-- Set problem --
Repeat each line of the material exactly.

-- Dataset section --

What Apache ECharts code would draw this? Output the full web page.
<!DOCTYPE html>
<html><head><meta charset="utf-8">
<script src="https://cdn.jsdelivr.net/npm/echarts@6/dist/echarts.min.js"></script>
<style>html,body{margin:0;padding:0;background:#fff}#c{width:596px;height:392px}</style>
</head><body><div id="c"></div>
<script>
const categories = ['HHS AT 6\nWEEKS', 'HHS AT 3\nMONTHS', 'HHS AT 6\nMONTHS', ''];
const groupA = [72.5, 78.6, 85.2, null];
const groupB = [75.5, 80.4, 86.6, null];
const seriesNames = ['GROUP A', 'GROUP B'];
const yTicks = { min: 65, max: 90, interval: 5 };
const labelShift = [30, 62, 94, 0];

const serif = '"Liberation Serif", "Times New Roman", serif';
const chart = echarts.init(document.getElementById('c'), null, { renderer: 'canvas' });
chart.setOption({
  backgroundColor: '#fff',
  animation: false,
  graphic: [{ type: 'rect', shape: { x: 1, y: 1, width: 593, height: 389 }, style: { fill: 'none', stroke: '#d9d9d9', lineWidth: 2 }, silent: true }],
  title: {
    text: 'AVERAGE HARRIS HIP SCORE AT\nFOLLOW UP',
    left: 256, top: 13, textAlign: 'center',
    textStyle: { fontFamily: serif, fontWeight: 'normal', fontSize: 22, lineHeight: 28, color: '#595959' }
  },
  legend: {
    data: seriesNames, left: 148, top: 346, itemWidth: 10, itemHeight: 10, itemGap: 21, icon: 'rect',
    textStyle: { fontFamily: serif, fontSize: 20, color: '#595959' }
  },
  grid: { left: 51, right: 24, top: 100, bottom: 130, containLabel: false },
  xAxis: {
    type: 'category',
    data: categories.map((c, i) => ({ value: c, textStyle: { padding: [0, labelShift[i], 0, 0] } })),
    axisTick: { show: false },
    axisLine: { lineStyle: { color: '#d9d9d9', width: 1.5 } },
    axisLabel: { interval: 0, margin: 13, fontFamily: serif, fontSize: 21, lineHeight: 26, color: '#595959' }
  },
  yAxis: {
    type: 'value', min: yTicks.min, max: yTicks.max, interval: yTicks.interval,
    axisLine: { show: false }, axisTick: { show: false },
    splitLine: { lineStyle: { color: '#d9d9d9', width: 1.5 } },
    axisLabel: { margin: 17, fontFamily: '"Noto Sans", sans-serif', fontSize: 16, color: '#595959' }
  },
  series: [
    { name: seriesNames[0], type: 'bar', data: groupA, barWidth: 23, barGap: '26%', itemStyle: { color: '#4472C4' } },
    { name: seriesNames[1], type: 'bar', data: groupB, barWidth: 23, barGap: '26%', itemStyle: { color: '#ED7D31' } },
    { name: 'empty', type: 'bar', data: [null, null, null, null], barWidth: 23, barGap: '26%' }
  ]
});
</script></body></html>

-- Solution below --
What Apache ECharts code would draw this? Output the full web page.
<!DOCTYPE html>
<html><head><meta charset="utf-8">
<script src="https://cdn.jsdelivr.net/npm/echarts@6/dist/echarts.min.js"></script>
<style>html,body{margin:0;padding:0;background:#fff}#c{width:596px;height:392px}</style>
</head><body><div id="c"></div>
<script>
const categories = ['HHS AT 6\nWEEKS', 'HHS AT 3\nMONTHS', 'HHS AT 6\nMONTHS', ''];
const groupA = [72.5, 78.6, 85.2, null];
const groupB = [75.5, 80.4, 86.6, null];
const seriesNames = ['GROUP A', 'GROUP B'];
const yTicks = { min: 65, max: 90, interval: 5 };
const labelShift = [30, 62, 94, 0];

const serif = '"Liberation Serif", "Times New Roman", serif';
const chart = echarts.init(document.getElementById('c'), null, { renderer: 'canvas' });
chart.setOption({
  backgroundColor: '#fff',
  animation: false,
  graphic: [{ type: 'rect', shape: { x: 1, y: 1, width: 593, height: 389 }, style: { fill: 'none', stroke: '#d9d9d9', lineWidth: 2 }, silent: true }],
  title: {
    text: 'AVERAGE HARRIS HIP SCORE AT\nFOLLOW UP',
    left: 256, top: 13, textAlign: 'center',
    textStyle: { fontFamily: serif, fontWeight: 'normal', fontSize: 22, lineHeight: 28, color: '#595959' }
  },
  legend: {
    data: seriesNames, left: 148, top: 346, itemWidth: 10, itemHeight: 10, itemGap: 21, icon: 'rect',
    textStyle: { fontFamily: serif, fontSize: 20, color: '#595959' }
  },
  grid: { left: 51, right: 24, top: 100, bottom: 130, containLabel: false },
  xAxis: {
    type: 'category',
    data: categories.map((c, i) => ({ value: c, textStyle: { padding: [0, labelShift[i], 0, 0] } })),
    axisTick: { show: false },
    axisLine: { lineStyle: { color: '#d9d9d9', width: 1.5 } },
    axisLabel: { interval: 0, margin: 13, fontFamily: serif, fontSize: 21, lineHeight: 26, color: '#595959' }
  },
  yAxis: {
    type: 'value', min: yTicks.min, max: yTicks.max, interval: yTicks.interval,
    axisLine: { show: false }, axisTick: { show: false },
    splitLine: { lineStyle: { color: '#d9d9d9', width: 1.5 } },
    axisLabel: { margin: 17, fontFamily: '"Noto Sans", sans-serif', fontSize: 16, color: '#595959' }
  },
  series: [
    { name: seriesNames[0], type: 'bar', data: groupA, barWidth: 23, barGap: '26%', itemStyle: { color: '#4472C4' } },
    { name: seriesNames[1], type: 'bar', data: groupB, barWidth: 23, barGap: '26%', itemStyle: { color: '#ED7D31' } },
    { name: 'empty', type: 'bar', data: [null, null, null, null], barWidth: 23, barGap: '26%' }
  ]
});
</script></body></html>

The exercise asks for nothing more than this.